Money managers at one of the best performing emerging-market funds are betting big on Chinese Internet stocks as they forecast another year of outperformance for developing-nation equities.
The $2.6bn Trilogy Global Advisors Emerging Wealth Fund had almost 10% of its assets in just two stocks at the end of last year – Baidu, China’s biggest search-engine provider, and Alibaba Group Holding, an e-commerce titan. Co-managers Tom Masi and Nuno Fernandes say the companies are poised to enter new business arenas that will boost revenue with relatively low costs to acquire new customers.
On a broader basis, they’re expecting developing-nation equities to outperform their developed peers for the third consecutive year in 2018, betting that faster earnings growth will continue to support valuations. Their strategies helped generate the best return last year among 653 actively-managed emerging-market funds with at least $500mn in assets, according to data compiled by Bloomberg.
“We started to see this big overall shift,” Masi said in an interview from New York. “Earnings growth in emerging markets on a trailing 12-month basis started to really exceed that of developed. That trend continues.”
At the end of last year, the Trilogy fund’s holdings in Baidu and Alibaba were almost double the weighting in the benchmark MSCI Emerging Markets Index. Naspers, Sands China Ltd and Sberbank of Russia rounded out the top five holdings. Geographically, the fund was slightly overweight in India and had less exposure than the benchmark to South Korea, Taiwan and Brazil.

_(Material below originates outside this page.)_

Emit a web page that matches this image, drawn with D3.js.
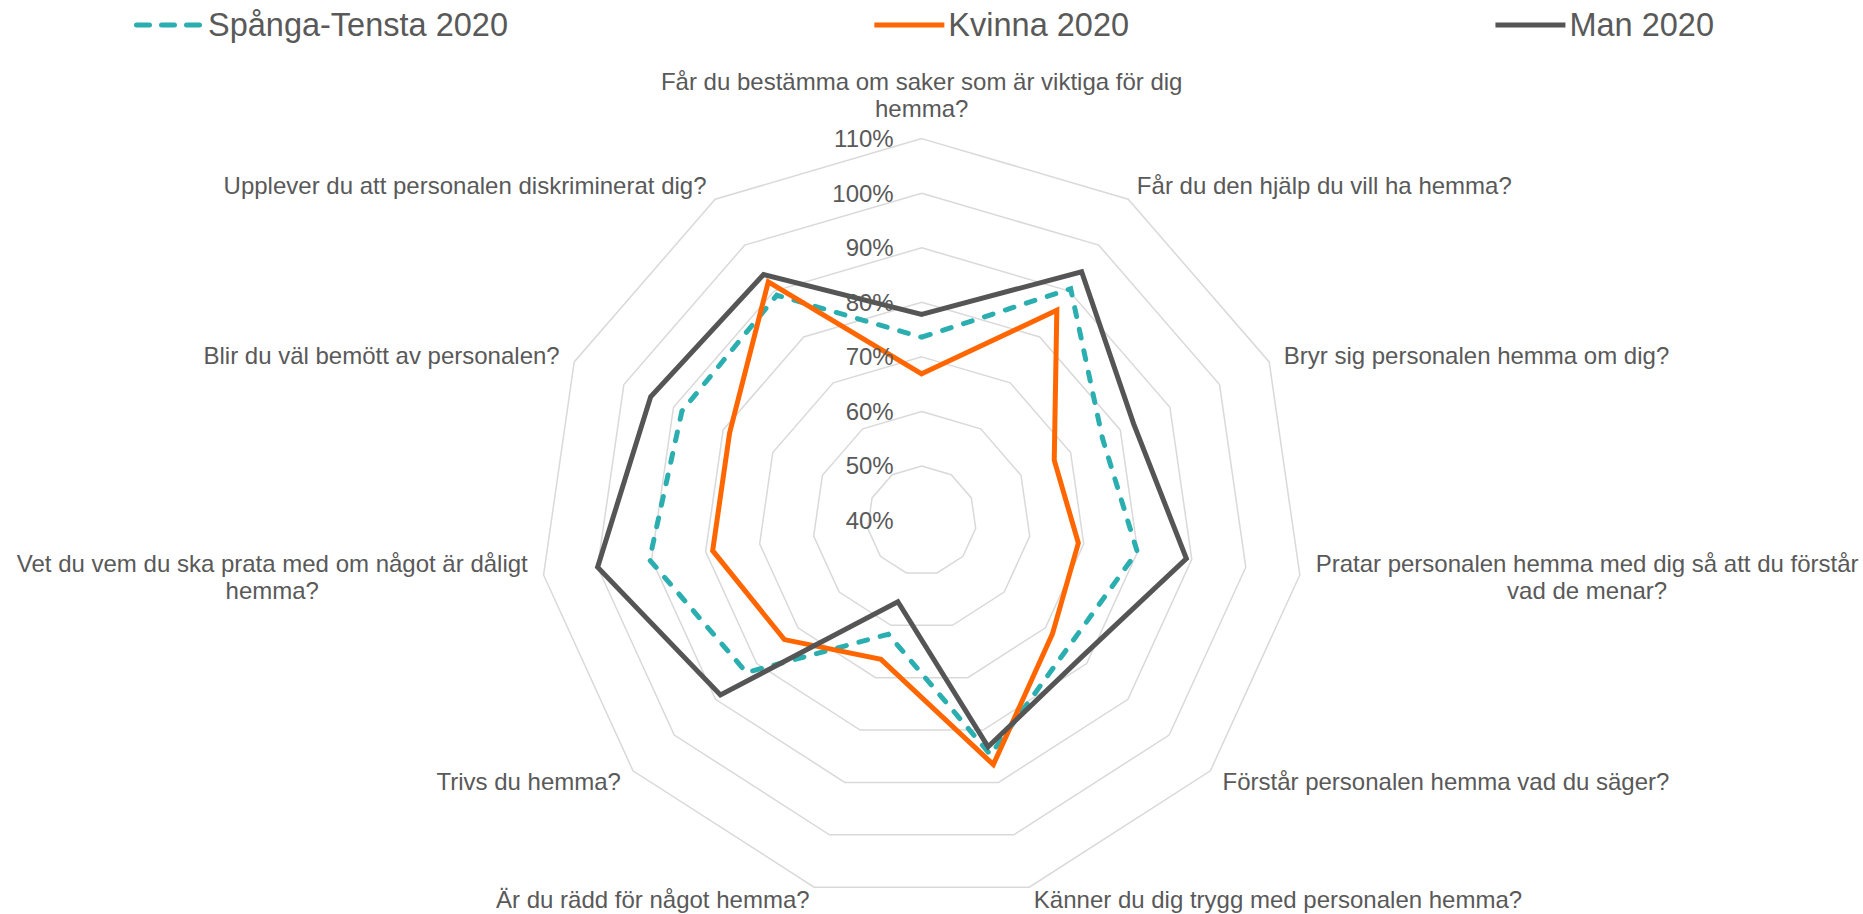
<!DOCTYPE html>
<html>
<head>
<meta charset="utf-8">
<script src="https://cdn.jsdelivr.net/npm/d3@7"></script>
<style>
  body { margin: 0; background: #fff; }
  svg { display: block; font-family: "Liberation Sans", Arial, sans-serif; }
</style>
</head>
<body>
<svg id="chart" width="1863" height="914"></svg>
<script>
// Survey questions (one spoke each, clockwise from the top)
const categories = [
  "Får du bestämma om saker som är viktiga för dig hemma?",
  "Får du den hjälp du vill ha hemma?",
  "Bryr sig personalen hemma om dig?",
  "Pratar personalen hemma med dig så att du förstår vad de menar?",
  "Förstår personalen hemma vad du säger?",
  "Känner du dig trygg med personalen hemma?",
  "Är du rädd för något hemma?",
  "Trivs du hemma?",
  "Vet du vem du ska prata med om något är dåligt hemma?",
  "Blir du väl bemött av personalen?",
  "Upplever du att personalen diskriminerat dig?"
];

// Share answering positively, per question
const spangaTensta = [0.736, 0.905, 0.764, 0.799, 0.755, 0.847, 0.617, 0.825, 0.904, 0.883, 0.891];
const kvinna       = [0.669, 0.858, 0.667, 0.690, 0.717, 0.866, 0.665, 0.733, 0.787, 0.787, 0.920];
const man          = [0.778, 0.942, 0.827, 0.890, 0.785, 0.832, 0.555, 0.888, 1.000, 0.946, 0.936];

const seriesNames = ["Spånga-Tensta 2020", "Kvinna 2020", "Man 2020"];
const tickValues = [0.4, 0.5, 0.6, 0.7, 0.8, 0.9, 1.0, 1.1];

const series = [
  { name: seriesNames[0], values: spangaTensta, color: "#2BAEAF", dash: "9 13", legendDash: "13 12" },
  { name: seriesNames[1], values: kvinna,       color: "#FF6600", dash: null },
  { name: seriesNames[2], values: man,          color: "#555555", dash: null }
];

const width = 1863, height = 914;
const cx = 921.7, cy = 520.6, radius = 382;
const textColor = "#595959";
const labelFont = 24, legendFont = 32.5, lineHeight = 27.5;

const svg = d3.select("#chart");

const r = d3.scaleLinear().domain([tickValues[0], tickValues[tickValues.length - 1]]).range([0, radius]);
const angle = d3.scaleLinear().domain([0, categories.length]).range([0, 2 * Math.PI]);
const pct = d3.format(".0%");

const plot = svg.append("g").attr("transform", `translate(${cx},${cy})`);

// Concentric grid polygons
const gridLine = level => d3.lineRadial()
  .angle((d, i) => angle(i))
  .radius(() => r(level))
  .curve(d3.curveLinearClosed)(categories);

plot.append("g").selectAll("path")
  .data(tickValues.filter(t => r(t) > 0))
  .join("path")
  .attr("d", gridLine)
  .attr("fill", "none")
  .attr("stroke", "#D9D9D9")
  .attr("stroke-width", 1.5);

// Series outlines
const seriesLine = d3.lineRadial()
  .angle((d, i) => angle(i))
  .radius(d => r(d))
  .curve(d3.curveLinearClosed);

plot.append("g").selectAll("path")
  .data(series)
  .join("path")
  .attr("d", d => seriesLine(d.values))
  .attr("fill", "none")
  .attr("stroke", d => d.color)
  .attr("stroke-width", 5)
  .attr("stroke-linejoin", "miter")
  .attr("stroke-linecap", d => d.dash ? "round" : "butt")
  .attr("stroke-dasharray", d => d.dash);

// Radial value labels along the top spoke
plot.append("g").selectAll("text")
  .data(tickValues)
  .join("text")
  .attr("x", -28)
  .attr("y", d => -r(d))
  .attr("dy", "0.35em")
  .attr("text-anchor", "end")
  .attr("font-size", labelFont)
  .attr("fill", textColor)
  .text(d => pct(d));

// Category labels, wrapped to a max width
const measurer = svg.append("text").attr("font-size", labelFont).attr("visibility", "hidden");
const measure = s => { measurer.text(s); return measurer.node().getComputedTextLength(); };
function wrap(str, maxW) {
  const words = str.split(" ");
  const lines = [];
  let cur = "";
  words.forEach(w => {
    const test = cur ? cur + " " + w : w;
    if (cur && measure(test) > maxW) { lines.push(cur); cur = w; }
    else cur = test;
  });
  if (cur) lines.push(cur);
  return lines;
}

const labelGap = 16;
const maxCentreY = height - cy - 0.6 * labelFont;   // keep descenders inside the canvas
const labelG = plot.append("g");
categories.forEach((cat, i) => {
  const a = angle(i);
  const px = Math.sin(a) * (radius + labelGap);
  const py = -Math.cos(a) * (radius + labelGap);
  const lines = wrap(cat, 550);
  const blockW = d3.max(lines, measure);
  const n = lines.length;
  let xMid, y0;
  if (Math.abs(Math.sin(a)) < 0.01) {
    xMid = px;
    y0 = py - (n - 0.5) * lineHeight;          // block sits above the spoke tip
  } else {
    xMid = Math.sin(a) > 0 ? px + blockW / 2 : px - blockW / 2;
    y0 = py - (n - 1) * lineHeight / 2;        // block centred on the spoke
  }
  y0 = Math.min(y0, maxCentreY - (n - 1) * lineHeight);
  lines.forEach((ln, k) => {
    labelG.append("text")
      .attr("x", xMid)
      .attr("y", y0 + k * lineHeight)
      .attr("dy", "0.35em")
      .attr("text-anchor", "middle")
      .attr("font-size", labelFont)
      .attr("fill", textColor)
      .text(ln);
  });
});
measurer.remove();

// Legend across the top, spread evenly over the chart width
const legendY = 25, sampleW = 70, sampleGap = 4;
const legendSpan = [134, 1714];
const legend = svg.append("g");
const items = series.map(s => {
  const g = legend.append("g");
  g.append("line")
    .attr("x1", s.dash ? 2.5 : 0).attr("x2", s.dash ? sampleW - 2.5 : sampleW)
    .attr("y1", legendY).attr("y2", legendY)
    .attr("stroke", s.color)
    .attr("stroke-width", 5)
    .attr("stroke-linecap", s.dash ? "round" : "butt")
    .attr("stroke-dasharray", s.legendDash || null);
  const t = g.append("text")
    .attr("x", sampleW + sampleGap)
    .attr("y", legendY)
    .attr("dy", "0.35em")
    .attr("font-size", legendFont)
    .attr("fill", textColor)
    .text(s.name);
  return { g, w: sampleW + sampleGap + t.node().getComputedTextLength() };
});
const totalW = d3.sum(items, d => d.w);
const gap = (legendSpan[1] - legendSpan[0] - totalW) / (items.length - 1);
let lx = legendSpan[0];
items.forEach(it => {
  it.g.attr("transform", `translate(${lx},0)`);
  lx += it.w + gap;
});
</script>
</body>
</html>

Here’s what the fund managers had to say about their outlook for emerging markets:
What’s your bird’s eye view of the market right now?
Tom Masi: There’s an underlying dynamic shift in emerging countries towards consumption. Those companies and franchises in emerging that are more geared toward consumption are basically starting to show growth and starting to shine through. We saw more evidence of the shift to consumption in both China and India, and we saw some of the Latin American countries and also Russia starting to fall behind. The valuation relative to developed-market companies is still below-average on a trailing 12-month basis. They’re still cheap.
A lot of your allocation is in China. Are you sticking with it?
Tom Masi: We’re excited about Alibaba and Baidu. We’ve done a lot of work on digital payments, and mobile payments and as a result we’ve compared Amazon’s competitive landscape with Alibaba’s competitive landscape. We’ve realised that there are components of Alibaba like AliPay that doesn’t exist in an Amazon and there’s no franchise like that in the US.
Nuno Fernandes: The ecosystems that Tencent and Alibaba have created, you don’t have anything like it here. Basically, those 500-plus million consumers that each of them have, the acquisition cost for those customers for any product they roll out is basically zero. So when they decide to launch mutual funds and brokerage accounts, they go from zero to 2mn in two years. When they start lending money to consumers, they go from zero to 120mn in three years. This is at zero cost because the customers are constantly in their ecosystems.
What opportunities do you see in the rest of the world?
Nuno Fernandes: In Mexico, we have an opportunity to buy franchises that are really well-run, like Kimberly-Clark, Gruma and Banorte, at a reasonable price. Brazil is a completely different story. Brazil is in need of serious reform. The deterioration in the social security balance is alarming. It does not look like the current administration is able to pass anything that’s really aggressive. They’re pushing the can to the next administration, and it’s way too early to tell. Until June, we won’t really know with any level of certainty who is going to run the country. Meanwhile, the valuations in Brazil are already pricing in a nice recovery.
What do you expect in terms of volatility this year?
Tom Masi: If you can hold on and ignore volatility, then you’ve got the right-sized exposure, but if you feel uncomfortable, maybe cut it back a little bit and look for an opportunity to increase it. 
Historically, the emerging-market experience is that investors come to it after it’s had a good run, they buy it then. Then it goes through a difficult period and they sell it. They never capture the returns over a long period of time. We think this strategy with a focus on quality and liquidity can be one that people can stay with in good times and bad.